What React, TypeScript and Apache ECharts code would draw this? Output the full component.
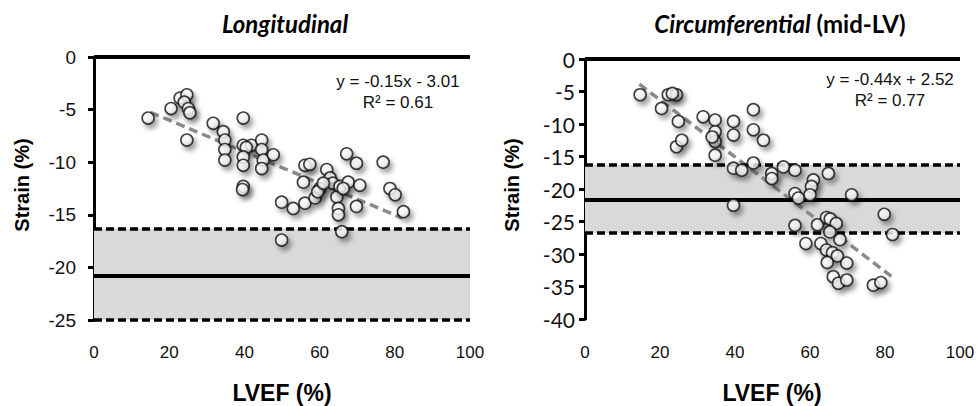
import React, { useEffect, useRef } from "react";
import * as echarts from "echarts";

// ---- Data ----
const longPoints: number[][] = [
  [14.4, -5.8], [20.5, -4.9], [22.9, -3.9], [24.7, -3.6], [24.0, -4.3], [25.1, -4.9], [25.5, -5.3],
  [24.7, -7.9], [31.7, -6.3], [34.4, -7.1], [34.8, -7.9], [34.8, -8.8], [34.8, -9.8], [39.7, -5.8],
  [39.7, -8.4], [41.9, -8.4], [40.5, -8.6], [39.7, -9.5], [39.7, -10.3], [39.7, -12.3], [39.5, -12.6],
  [44.6, -7.9], [44.6, -8.8], [45.0, -9.8], [44.6, -10.6], [47.7, -9.3], [56.1, -10.3], [57.4, -10.2],
  [55.7, -11.9], [49.9, -13.8], [53.0, -14.4], [56.1, -13.9], [49.9, -17.4], [58.8, -13.4], [60.1, -12.5],
  [61.9, -10.7], [62.8, -11.5], [63.5, -12.0], [64.6, -13.3], [65.4, -12.3], [67.6, -11.9], [66.3, -12.5],
  [65.0, -14.4], [65.0, -15.0], [67.2, -9.2], [69.8, -10.1], [70.7, -12.2], [69.8, -14.2], [65.9, -16.6],
  [76.9, -10.0], [78.7, -12.5], [80.1, -13.1], [82.3, -14.7], [59.5, -12.8], [61.0, -12.0]
];
const circPoints: number[][] = [
  [14.7, -5.5], [22.2, -5.5], [24.4, -5.5], [23.3, -5.3], [20.4, -7.6], [24.9, -9.6], [24.4, -13.5],
  [25.8, -12.5], [31.5, -8.9], [34.7, -9.4], [34.7, -11.2], [34.7, -12.7], [33.9, -12.0], [34.7, -14.8],
  [39.6, -9.6], [39.6, -11.7], [44.9, -7.8], [44.9, -10.9], [47.6, -12.5], [39.6, -16.8], [41.8, -17.1],
  [44.9, -16.0], [39.6, -22.5], [49.8, -17.6], [49.8, -18.4], [52.9, -16.6], [56.0, -17.1], [56.0, -20.7],
  [56.9, -21.4], [60.9, -18.6], [60.4, -19.6], [60.0, -20.9], [64.9, -17.6], [71.1, -20.9], [56.0, -25.6],
  [58.9, -28.4], [62.0, -25.5], [64.4, -24.4], [65.4, -24.6], [67.0, -25.3], [65.3, -26.6], [68.0, -27.8],
  [62.9, -28.4], [64.4, -29.4], [66.0, -29.8], [67.3, -30.3], [64.6, -31.3], [69.8, -31.4], [66.2, -33.5],
  [67.6, -34.5], [69.8, -34.0], [76.9, -34.8], [78.9, -34.4], [79.8, -23.9], [82.0, -27.0]
];
// [slope, intercept]
const longFit = [-0.15, -3.01];
const circFit = [-0.44, 2.52];
const longFitRange = [15, 82];
const circFitRange = [14.5, 82];
// [upper limit, mean, lower limit] of the normal range
const longNormal = [-16.3, -20.8, -25];
const circNormal = [-16.3, -21.7, -26.8];
const xTicks = [0, 100, 20];
const longYRange = [-25, 0, 5];
const circYRange = [-40, 0, 5];
const longEq = ["y = -0.15x - 3.01", "R² = 0.61"];
const circEq = ["y = -0.44x + 2.52", "R² = 0.77"];

const ARIAL = "'Liberation Sans', Arial, sans-serif";
const CAL = "Lato, 'Noto Sans', sans-serif";

function fitLine(fit: number[], range: number[]) {
  return range.map((x) => [x, +(fit[0] * x + fit[1]).toFixed(3)]);
}

function dotStyle() {
  return {
    color: new echarts.graphic.RadialGradient(0.4, 0.35, 0.75, [
      { offset: 0, color: "#ffffff" },
      { offset: 0.55, color: "#f3f3f3" },
      { offset: 1, color: "#b9b9b9" }
    ]),
    borderColor: "#111",
    borderWidth: 1.6,
    shadowColor: "rgba(0,0,0,0.45)",
    shadowBlur: 5,
    shadowOffsetX: 3,
    shadowOffsetY: 4
  };
}

function refSeries(idx: number, normal: number[]) {
  const dashed = { color: "#000", width: 3.5, type: [8, 4] };
  const solid = { color: "#000", width: 4, type: "solid" };
  return {
    type: "line",
    xAxisIndex: idx,
    yAxisIndex: idx,
    data: [],
    symbol: "none",
    silent: true,
    z: 2,
    markArea: {
      silent: true,
      itemStyle: { color: "#d9d9d9" },
      data: [[{ yAxis: normal[0] }, { yAxis: normal[2] }]]
    },
    markLine: {
      silent: true,
      symbol: ["none", "none"],
      label: { show: false },
      emphasis: { disabled: true },
      data: [
        { yAxis: 0, lineStyle: solid },
        { yAxis: normal[0], lineStyle: dashed },
        { yAxis: normal[1], lineStyle: solid },
        { yAxis: normal[2], lineStyle: dashed }
      ]
    }
  };
}

export default function App() {
  const ref = useRef<HTMLDivElement>(null);
  useEffect(() => {
    document.body.style.margin = "0";
    const chart = echarts.init(ref.current!, null, { renderer: "svg" });
    const xAxisBase = (idx: number, margin: number) => ({
      gridIndex: idx,
      type: "value",
      min: xTicks[0],
      max: xTicks[1],
      interval: xTicks[2],
      axisLine: { show: false },
      axisTick: { show: false },
      splitLine: { show: false },
      axisLabel: { fontFamily: ARIAL, fontSize: 17, color: "#111", margin }
    });
    const yAxisBase = (idx: number, r: number[], font: string, size: number, margin: number) => ({
      gridIndex: idx,
      type: "value",
      min: r[0],
      max: r[1],
      interval: r[2],
      axisLine: { show: true, onZero: false, lineStyle: { color: "#000", width: 3 } },
      axisTick: { show: true, length: 6, lineStyle: { color: "#000", width: 3 } },
      splitLine: { show: false },
      axisLabel: { fontFamily: font, fontSize: size, color: "#111", margin }
    });
    const trend = (idx: number, fit: number[], range: number[]) => ({
      type: "line",
      xAxisIndex: idx,
      yAxisIndex: idx,
      data: fitLine(fit, range),
      symbol: "none",
      silent: true,
      z: 3,
      lineStyle: { color: "#8a8a8a", width: 3.5, type: [9, 5] }
    });
    const scatter = (idx: number, pts: number[][]) => ({
      type: "scatter",
      xAxisIndex: idx,
      yAxisIndex: idx,
      data: pts,
      symbol: "circle",
      symbolSize: 12,
      z: 5,
      itemStyle: dotStyle()
    });
    const axisTitle = { fontFamily: ARIAL, fontWeight: "bold", fill: "#000" };
    chart.setOption({
      animation: false,
      grid: [
        { left: 94, top: 57, width: 376, height: 263 },
        { left: 585, top: 59, width: 375, height: 260 }
      ],
      xAxis: [xAxisBase(0, 24), xAxisBase(1, 25)],
      yAxis: [
        yAxisBase(0, longYRange, ARIAL, 19, 18),
        yAxisBase(1, circYRange, CAL, 21, 10)
      ],
      series: [
        refSeries(0, longNormal),
        refSeries(1, circNormal),
        trend(0, longFit, longFitRange),
        trend(1, circFit, circFitRange),
        scatter(0, longPoints),
        scatter(1, circPoints)
      ],
      graphic: [
        {
          type: "text", x: 285, y: 23,
          style: { text: "Longitudinal", font: `italic bold 24px ${CAL}`, fill: "#000", align: "center", verticalAlign: "middle" }
        },
        {
          type: "text", x: 780, y: 23,
          style: {
            text: "{i|Circumferential}{b| (mid-LV)}",
            align: "center", verticalAlign: "middle",
            rich: {
              i: { fontFamily: CAL, fontStyle: "italic", fontWeight: "bold", fontSize: 24, fill: "#000" },
              b: { fontFamily: CAL, fontWeight: "bold", fontSize: 24, fill: "#000" }
            }
          }
        },
        {
          type: "text", x: 22, y: 185, rotation: Math.PI / 2,
          style: { ...axisTitle, text: "Strain (%)", fontSize: 20, align: "center", verticalAlign: "middle" }
        },
        {
          type: "text", x: 512, y: 185, rotation: Math.PI / 2,
          style: { ...axisTitle, text: "Strain (%)", fontSize: 20, align: "center", verticalAlign: "middle" }
        },
        {
          type: "text", x: 282, y: 393,
          style: { ...axisTitle, text: "LVEF (%)", fontSize: 23, align: "center", verticalAlign: "middle" }
        },
        {
          type: "text", x: 772, y: 393,
          style: { ...axisTitle, text: "LVEF (%)", fontSize: 23, align: "center", verticalAlign: "middle" }
        },
        {
          type: "text", x: 398, y: 92,
          style: { text: longEq.join("\n"), fontFamily: ARIAL, fontSize: 17, lineHeight: 21, fill: "#111", align: "center", verticalAlign: "middle" }
        },
        {
          type: "text", x: 890, y: 90,
          style: { text: circEq.join("\n"), fontFamily: ARIAL, fontSize: 17, lineHeight: 21, fill: "#111", align: "center", verticalAlign: "middle" }
        }
      ]
    });
    return () => chart.dispose();
  }, []);
  return <div ref={ref} style={{ width: 979, height: 406 }} />;
}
=======
▶ _TASK OBJECTIVE_
Write out exactly the lines between the start of the data and the line with "import * as", including both, but none of the pictures.

▶ _WORKED SOLUTION_
What React, TypeScript and Apache ECharts code would draw this? Output the full component.
import React, { useEffect, useRef } from "react";
import * as echarts from "echarts";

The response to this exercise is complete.